Para onde vou, haverá um jardim, mas poderás ter a certeza que não será tão bonito nem tão bem cuidado como este o foi, por ti, e, rosas matizadas haverá apenas esta, que trarei sempre comigo.

Guarda esse casal de pétalas. “Sabes lá do que elas são capazes de fazer?”

Estou a ver-te sorrir, Amigo. Recordas-te daquela tua história? A graça que eu te achei!

Deixo-te o lenço e o alfinete.

És sem dúvida a pessoa mais indicada para ficar com eles, pois assim, quando os olhares, saberás que estarei sentada no banco, no teu jardim, a ver-te falar com toda a ternura com as tuas princesas.

Não chores, não sintas pena, porque parto feliz.

Trabalhaste para mim um bom par de anos. Quem te contratou foi o meu marido, e, penso agora, imaginando como vou terminar este meu recado, sem haver lugar a despedidas, que sempre me trataste por senhora, que nunca me perguntaste o nome.

Com muito apreço por todos estes anos de boa companhia, deixo-te um aceno que gostaria que guardasses como um "até já", tu, o único jardineiro que conheci que falava com as flores,

 
Rosa
 
 
 

Dobrou a folha com muito cuidado, pegou no lenço alvo de neve, quase tão alvo como os cabelos da senhora e saiu.

Na carteira, junto à fotografia da sua mãe, colocou as duas pétalas de rosa.

Ainda ouviu que por ele chamavam.
Não quis saber.

Não olhou para trás, não olhou as escadas. Levava com ele a imagem daquela que foi tão sua amiga, que o olhava, sentada naquele banco de jardim e quando chegou a casa, abraçou a sua mulher e chorou.

 

 

 

Outubro 2007

 



publicado por Cris às 01:20 | link do post | comentar | favorito

9 comentários:
De Paulo Mello a 31 de Maio de 2009 às 14:39
Cris, minha boa amiga, aqui lendo e sentindo entranhar-se na minha mente uma página onde se misturam ficção (?) e realidade, e onde sobressai uma musicalidade que é rica de pormenores, justamente por se fazer completa no mundo de quem se veste da mais genuína Poesia. Não sei ler-te com o olhar, Cris, por isso não sei falar com precisão daquilo que tu escreves... sei ler-te apenas com os sentimentos, estes mesmos que tu descreves nos teus registros. Descobri que ler-te é procurar não entender aquilo que tu escreves, mas apenas sentir o que escreveste. Difícil? Não! Apenas prazeroso!

Quanto àquele outro assunto... prometi a mim mesmo não tocar mais nele. Faz-me mal falar de saudade, de tristeza, de solidão. Aos poucos vou curar-me de tudo isto. Entrarei aqui apenas para visitar teu sítio e beneficiar minh'alma com teus registros.

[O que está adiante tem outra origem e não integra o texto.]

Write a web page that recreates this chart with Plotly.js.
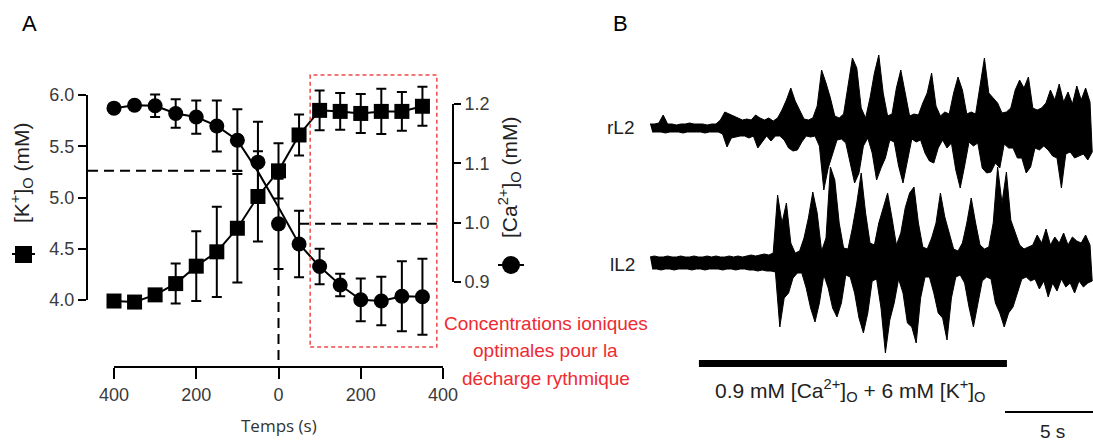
<!DOCTYPE html>
<html>
<head>
<meta charset="utf-8">
<script src="https://cdn.plot.ly/plotly-3.0.1.min.js"></script>
<style>html,body{margin:0;padding:0;background:#fff;}#chart{width:1093px;height:441px;}</style>
</head>
<body>
<div id="chart"></div>
<script>
// ---------- Panel A data ----------
const timeSec   = [-400,-350,-300,-250,-200,-150,-100,-50,0,50,100,150,200,250,300,350];
const kVals     = [3.99,3.98,4.05,4.16,4.33,4.47,4.70,5.01,5.26,5.61,5.85,5.84,5.82,5.84,5.84,5.89];
const kErr      = [0,0,0.03,0.195,0.34,0.44,0.53,0.44,0.27,0.20,0.195,0.18,0.19,0.22,0.19,0.19];
const caVals    = [1.193,1.198,1.197,1.184,1.178,1.163,1.139,1.102,0.998,0.964,0.926,0.895,0.870,0.868,0.876,0.875];
const caErr     = [0.005,0.004,0.019,0.024,0.028,0.043,0.052,0.068,0.076,0.056,0.030,0.019,0.036,0.041,0.059,0.064];
const caFit     = [1.193,1.198,1.197,1.184,1.178,1.163,1.139,1.086,1.026,0.964,0.926,0.895,0.870,0.868,0.876,0.875];
const xTickVals = [-400,-200,0,200,400];
const xTickText = ["400","200","0","200","400"];
const kTickVals = [4.0,4.5,5.0,5.5,6.0];
const kTickText = ["4.0","4.5","5.0","5.5","6.0"];
const caTickVals = [0.9,1.0,1.1,1.2];
const caTickText = ["0.9","1.0","1.1","1.2"];

// ---------- Panel B data (envelope of recordings, sampled every 0.25 s) ----------
const sampleStep = 0.25; // s
const rL2Up = [4,4,5,13,4,4,3,4,4,5,4,4,4,3,4,4,8,
  16,14,12,10, 8,9,8, 13,10, 8,10,7,10, 18,28,40,27,18, 9,8,10, 22,58,45,30, 12,10,14,
  40,70,60,20, 10, 30,55,73,35, 12,14, 40,58,35, 12,14,13, 25,35,55,22, 12,16,14,
  35,51,38, 14,16,14, 40,70,35,30,25, 15,16,20, 38,48,40,51, 20,18,20,
  25,38,28,44,26,36,24,42,28,40,26];
const rL2Lo = [4,4,4,5,4,4,4,5,4,4,4,4,5,4,4,4,6,
  19,10,9,8, 8,10,8, 20,14, 8,13,8,8, 12,20,23,22,14, 8,9,8, 18,62,40,26, 12,11,15,
  35,55,45,18, 10, 25,52,40,30, 12,14, 38,55,32, 11,14,12, 25,33,35,20, 12,20,15,
  42,60,38, 14,18,15, 40,45,44,35,40, 16,20,20, 30,30,45,39, 20,22,18,
  22,28,30,60,26,24,30,28,26,32,24];
const lL2Up = [6,7,6,6,7,6,6,7,6,6,7,6,6,7,6,7,6,6,7,6,7,6,7,8,7,8,9,8,10,
  68,40,60,20, 10,12, 25,45,71,50, 12, 25,96,83,40, 15, 14,35,60,90,50, 20,
  18,40,55,70,45, 18, 30,55,70,76,40, 16, 14,25,40,70,46,30, 14,12,20,
  40,65,40, 18,14,16, 40,96,60,91,43,30, 18,14,16,
  18,28,20,34,18,26,20,30,18,26,22,20,28,18];
const lL2Lo = [6,6,7,6,6,7,6,6,6,7,6,6,7,6,6,6,7,6,6,7,6,6,7,7,8,7,8,8,9,
  64,35,30,15, 10,10, 25,45,59,40, 12, 25,45,54,40, 12, 14,30,55,70,50, 18,
  16,45,90,57,40, 16, 30,60,64,80,35, 14, 14,30,50,55,77,35, 14,12,20,
  44,64,40, 18,14,16, 40,50,64,50,44,30, 16,14,18,
  16,26,18,34,20,28,16,24,20,30,18,24,20,18];
const stimStart = 2.78, stimEnd = 20.28;   // s, bar under traces
const scaleBarSec = 5;

// ---------- helpers ----------
const W = 1093, H = 441;
const PX = x => x / W;
const PY = y => 1 - y / H;
const FONT = "Liberation Sans, Arial, sans-serif";

// closed envelope polygon: upper edge forward, lower edge backward
function envelope(up, lo) {
  const xs = [], ys = [];
  for (let i = 0; i < up.length; i++) { xs.push(i * sampleStep); ys.push(up[i]); }
  for (let i = lo.length - 1; i >= 0; i--) { xs.push(i * sampleStep + sampleStep / 2); ys.push(-lo[i]); }
  return {xs, ys};
}
const rz = envelope(rL2Up, rL2Lo);
const lz = envelope(lL2Up, lL2Lo);

const traces = [
  {x: timeSec, y: kVals, xaxis: 'x', yaxis: 'y', mode: 'lines', line: {color: '#000', width: 2}, hoverinfo: 'skip'},
  {x: timeSec, y: caFit, xaxis: 'x', yaxis: 'y2', mode: 'lines', line: {color: '#000', width: 2}, hoverinfo: 'skip'},
  {x: timeSec, y: kVals, xaxis: 'x', yaxis: 'y', mode: 'markers', cliponaxis: false,
   marker: {symbol: 'square', size: 15, color: '#000'},
   error_y: {type: 'data', array: kErr, visible: true, color: '#000', thickness: 2, width: 5}},
  {x: timeSec, y: caVals, xaxis: 'x', yaxis: 'y2', mode: 'markers', cliponaxis: false,
   marker: {symbol: 'circle', size: 15, color: '#000'},
   error_y: {type: 'data', array: caErr, visible: true, color: '#000', thickness: 2, width: 5}},
  {x: rz.xs, y: rz.ys, xaxis: 'x3', yaxis: 'y3', mode: 'lines', fill: 'toself', fillcolor: '#000',
   line: {color: '#000', width: 1}, hoverinfo: 'skip'},
  {x: lz.xs, y: lz.ys, xaxis: 'x3', yaxis: 'y4', mode: 'lines', fill: 'toself', fillcolor: '#000',
   line: {color: '#000', width: 1}, hoverinfo: 'skip'}
];

const tickFont = {family: FONT, size: 18, color: '#3a3a3a'};
const dashBlack = {color: '#000', width: 2, dash: '10px,6px'};

function label(text, x, y, font, extra) {
  return Object.assign({text: text, x: PX(x), y: PY(y), xref: 'paper', yref: 'paper', showarrow: false,
    xanchor: 'center', yanchor: 'middle', font: font}, extra || {});
}
const black19 = {family: FONT, size: 19, color: '#222'};
const red19 = {family: FONT, size: 19, color: '#ee2a33'};

const layout = {
  width: W, height: H,
  margin: {l: 0, r: 0, t: 0, b: 0},
  paper_bgcolor: '#fff', plot_bgcolor: 'rgba(0,0,0,0)',
  showlegend: false, hovermode: false,
  xaxis: {domain: [PX(87), PX(453)], range: [-465.65, 424.32], anchor: 'y',
    tickvals: xTickVals, ticktext: xTickText, ticks: 'outside', ticklen: 11, tickwidth: 2, tickcolor: '#000',
    showline: false, showgrid: false, zeroline: false, tickfont: tickFont, fixedrange: true},
  yaxis: {domain: [PY(367), PY(70)], range: [3.3463, 6.2439], anchor: 'x',
    tickvals: kTickVals, ticktext: kTickText, ticks: 'outside', ticklen: 8, tickwidth: 2, tickcolor: '#000',
    showline: false, showgrid: false, zeroline: false, tickfont: tickFont, fixedrange: true},
  yaxis2: {overlaying: 'y', side: 'right', anchor: 'x', range: [0.7567, 1.2573],
    tickvals: caTickVals, ticktext: caTickText, ticks: 'outside', ticklen: 7, tickwidth: 2, tickcolor: '#000',
    showline: false, showgrid: false, zeroline: false, tickfont: tickFont, fixedrange: true},
  xaxis3: {domain: [PX(650), 1], range: [0, 25.17], anchor: 'y3', visible: false, fixedrange: true},
  yaxis3: {domain: [PY(226), PY(30)], range: [-98, 98], anchor: 'x3', visible: false, fixedrange: true},
  yaxis4: {domain: [PY(366), PY(160)], range: [-103, 103], anchor: 'x3', visible: false, fixedrange: true},
  shapes: [
    {type: 'line', xref: 'paper', yref: 'y', x0: PX(87), x1: PX(87), y0: 4.0, y1: 6.0, line: {color: '#000', width: 2}},
    {type: 'line', xref: 'paper', yref: 'y2', x0: PX(453), x1: PX(453), y0: 0.9, y1: 1.2, line: {color: '#000', width: 2}},
    {type: 'line', xref: 'x', yref: 'paper', x0: -400, x1: 400, y0: PY(367), y1: PY(367), line: {color: '#000', width: 2}},
    {type: 'line', xref: 'paper', yref: 'y', x0: PX(88), x1: PX(243), y0: kVals[8], y1: kVals[8], line: dashBlack},
    {type: 'line', xref: 'x', yref: 'y2', x0: 50, x1: 385, y0: caVals[8], y1: caVals[8], line: dashBlack},
    {type: 'line', xref: 'x', yref: 'paper', x0: 0, x1: 0, y0: PY(360), y1: PY(270), line: dashBlack},
    {type: 'rect', xref: 'x', yref: 'paper', x0: 77, x1: 385, y0: PY(347), y1: PY(75),
     line: {color: '#f04848', width: 1.5, dash: '4px,3px'}},
    {type: 'line', xref: 'paper', yref: 'paper', x0: PX(12), x1: PX(35), y0: PY(254), y1: PY(254), line: {color: '#000', width: 2}},
    {type: 'rect', xref: 'paper', yref: 'paper', x0: PX(15), x1: PX(32), y0: PY(263), y1: PY(246), fillcolor: '#000', line: {width: 0}},
    {type: 'line', xref: 'paper', yref: 'paper', x0: PX(498), x1: PX(524), y0: PY(265), y1: PY(265), line: {color: '#000', width: 2}},
    {type: 'circle', xref: 'paper', yref: 'paper', x0: PX(502), x1: PX(520), y0: PY(274), y1: PY(256), fillcolor: '#000', line: {width: 0}},
    {type: 'rect', xref: 'x3', yref: 'paper', x0: stimStart, x1: stimEnd, y0: PY(367), y1: PY(360), fillcolor: '#000', line: {width: 0}},
    {type: 'line', xref: 'x3', yref: 'paper', x0: 25.17 - scaleBarSec, x1: 25.17, y0: PY(412), y1: PY(412), line: {color: '#000', width: 2}}
  ],
  annotations: [
    label('A', 29, 23, {family: FONT, size: 22, color: '#000'}),
    label('B', 620, 23, {family: FONT, size: 22, color: '#000'}),
    label('[K<sup>+</sup>]<sub>O</sub> (mM)', 21, 173, {family: FONT, size: 21, color: '#222'}, {textangle: -90}),
    label('[Ca<sup>2+</sup>]<sub>O</sub> (mM)', 509, 177, {family: FONT, size: 21, color: '#222'}, {textangle: -90}),
    label('Temps (s)', 279, 425, {family: 'Open Sans, sans-serif', size: 17, color: '#333'}),
    label('Concentrations ioniques', 546, 323, red19),
    label('optimales pour la', 545, 350, red19),
    label('décharge rythmique', 546, 378, red19),
    label('rL2', 620, 128, black19),
    label('lL2', 622, 264, black19),
    label('0.9 mM [Ca<sup>2+</sup>]<sub>O</sub> + 6 mM [K<sup>+</sup>]<sub>O</sub>', 850, 390, {family: FONT, size: 21, color: '#222'}),
    label('5 s', 1052, 431, black19)
  ]
};

Plotly.newPlot('chart', traces, layout, {staticPlot: true, displayModeBar: false});
</script>
</body>
</html>
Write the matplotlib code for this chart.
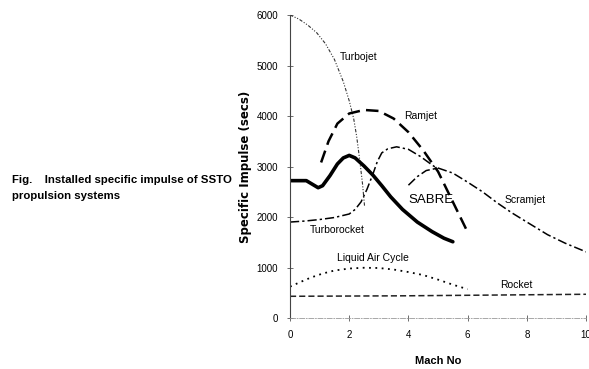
import matplotlib
matplotlib.use("Agg")
import matplotlib.pyplot as plt

# ---- data (Mach number vs specific impulse, secs) ----
turbojet_x = [0, 0.3, 0.6, 0.9, 1.2, 1.5, 1.8, 2.0, 2.15, 2.25, 2.35, 2.45, 2.52]
turbojet_y = [6000, 5920, 5800, 5650, 5430, 5120, 4680, 4300, 3950, 3600, 3150, 2650, 2200]

ramjet_x = [1.05, 1.3, 1.6, 2.0, 2.5, 3.0, 3.5, 4.0, 4.5, 5.0, 5.5, 6.0]
ramjet_y = [3080, 3500, 3850, 4050, 4120, 4100, 3950, 3680, 3320, 2900, 2300, 1700]

turborocket_x = [0, 0.5, 1.0, 1.5, 2.0, 2.2, 2.4, 2.6, 2.8, 2.95, 3.1, 3.3, 3.6, 4.0, 4.4, 4.8, 5.0]
turborocket_y = [1900, 1920, 1950, 1990, 2060, 2150, 2300, 2550, 2850, 3100, 3270, 3350, 3390, 3340, 3200, 3030, 2950]

scramjet_x = [4.0, 4.3, 4.6, 5.0, 5.5, 6.0, 6.5, 7.0, 7.5, 8.0, 8.7, 9.3, 10.0]
scramjet_y = [2630, 2800, 2920, 2970, 2870, 2690, 2500, 2280, 2080, 1900, 1650, 1480, 1310]

sabre_x = [0, 0.55, 0.75, 0.95, 1.1, 1.35, 1.6, 1.8, 2.0, 2.2, 2.5, 2.8, 3.1, 3.4, 3.8, 4.3, 4.8, 5.2, 5.5]
sabre_y = [2720, 2720, 2650, 2580, 2620, 2820, 3050, 3170, 3220, 3170, 3010, 2830, 2620, 2400, 2150, 1900, 1710, 1580, 1510]

lac_x = [0, 0.3, 0.7, 1.1, 1.5, 2.0, 2.5, 3.0, 3.5, 4.0, 4.5, 5.0, 5.5, 6.0]
lac_y = [620, 700, 800, 880, 940, 980, 995, 990, 960, 910, 850, 760, 660, 570]

rocket_x = [0, 2, 4, 6, 8, 10]
rocket_y = [430, 435, 440, 450, 460, 470]

x_ticks = [0, 2, 4, 6, 8, 10]
y_ticks = [0, 1000, 2000, 3000, 4000, 5000, 6000]

fam = ['Liberation Sans', 'DejaVu Sans']

fig = plt.figure(figsize=(5.89, 3.69), dpi=100)
ax = fig.add_axes([0.4924, 0.1382, 0.5026, 0.8211])

ax.plot(turbojet_x, turbojet_y, color='#333333', lw=0.8, linestyle=(0, (3, 1.5, 1, 1.5, 1, 1.5)))
ax.plot(ramjet_x, ramjet_y, color='black', lw=1.8, linestyle=(0, (5, 2.5)))
ax.plot(turborocket_x, turborocket_y, color='black', lw=1.1, linestyle=(0, (6, 2, 1.5, 2)))
ax.plot(scramjet_x, scramjet_y, color='black', lw=1.1, linestyle=(0, (6, 2, 1.5, 2)))
ax.plot(sabre_x, sabre_y, color='black', lw=2.6, solid_capstyle='round')
ax.plot(lac_x, lac_y, color='black', lw=1.3, linestyle=(0, (1, 2.5)))
ax.plot(rocket_x, rocket_y, color='#222222', lw=1.1, linestyle=(0, (4, 2)))

tfs = 7.5
ax.text(1.69, 5170, 'Turbojet', fontsize=tfs, family=fam, va='center')
ax.text(3.85, 4000, 'Ramjet', fontsize=tfs, family=fam, va='center')
ax.text(4.0, 2340, 'SABRE', fontsize=9.5, family=fam, va='center')
ax.text(7.26, 2340, 'Scramjet', fontsize=tfs, family=fam, va='center')
ax.text(0.68, 1740, 'Turborocket', fontsize=tfs, family=fam, va='center')
ax.text(1.59, 1190, 'Liquid Air Cycle', fontsize=tfs, family=fam, va='center')
ax.text(7.1, 650, 'Rocket', fontsize=tfs, family=fam, va='center')

ax.set_xlim(0, 10)
ax.set_ylim(0, 6000)
ax.set_xticks(x_ticks)
ax.set_yticks(y_ticks)
ax.set_xticklabels([str(v) for v in x_ticks], family=fam, fontsize=7)
ax.set_yticklabels([str(v) for v in y_ticks], family=fam, fontsize=7)
ax.tick_params(axis='both', direction='inout', length=5, width=0.6, color='#555555', pad=6)

for s in ['top', 'right']:
    ax.spines[s].set_visible(False)
ax.spines['left'].set_linewidth(0.8)
ax.spines['left'].set_color('#444444')
ax.spines['bottom'].set_linewidth(0.6)
ax.spines['bottom'].set_color('#999999')
ax.spines['bottom'].set_linestyle((0, (6, 2, 1, 2)))

ax.set_xlabel('Mach No', fontsize=8, fontweight='bold', family=fam, labelpad=12)
ax.set_ylabel('Specific Impulse (secs)', fontsize=8.5, fontweight='bold', family=['DejaVu Sans'], labelpad=3)

fig.text(0.02, 0.512, 'Fig.    Installed specific impulse of SSTO', fontsize=8.2,
         fontweight='bold', family=fam, va='center')
fig.text(0.02, 0.470, 'propulsion systems', fontsize=8.2,
         fontweight='bold', family=fam, va='center')

fig.savefig('out.png', dpi=100)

Desejo ardentemente que tua semana seja produtiva em coisas boas, alegres, gratificantes, cada vez dias melhores em tua vida e dos teus.

Meu abraço fraterno em cumprimentos sinceros,
PMello



De Cris a 31 de Maio de 2009 às 20:08
Paulo,

Numa altura em que nem tudo corre como gostaria, por motivos que não cabem aqui, soube-me a um abraço amigo, este teu comentário.
Momentos há,(dou-me conta de que há muitos mais do que julgava) em que nos sabe tão bem um aconchego, uma conversa boa.
Foi o que aconteceu, enquanto te "ouvi".
Curioso. Costumo dizer imensa vez que mais do que entender o que o outro, o que estamos a ler, escreve, é bem mais importante, sentir!
A solidão (e é o que está atrás deste conto, a solidão de alguém que perdeu o mais importante que tinha, o companheiro) é dolorosa.
Esta senhora, tão gentil, encontrou, naquele jardineiro, o amigo, (ainda que ele achasse que não) com quem partilhava (sem que ele se tivesse apercebido) os momentos bonitos que viveu, outrora.
Não lhe importava a riqueza, a casa grande.
Importava-lhe o lencinho branco, importava-lhe a companhia dum jardineiro, aquela forma meiga e tão terna como ele cuidava as suas "princesas". Sorria quando ele com elas falava.
Tão importante a amizade, Paulo! Tão importante termos para onde correr, quando mais fragilizados. Tão importante saber que temos alguém e que esse alguém também nos tem!

Obrigada, Paulo.
Quanto ao "resto", fazes bem. Deixa que o tempo amanse, deixa!

Que a semana seja repleta de coisas boas, para ti, para o teu filhote.
Vem sempre que queiras. Eu gosto que venhas, claro que sim!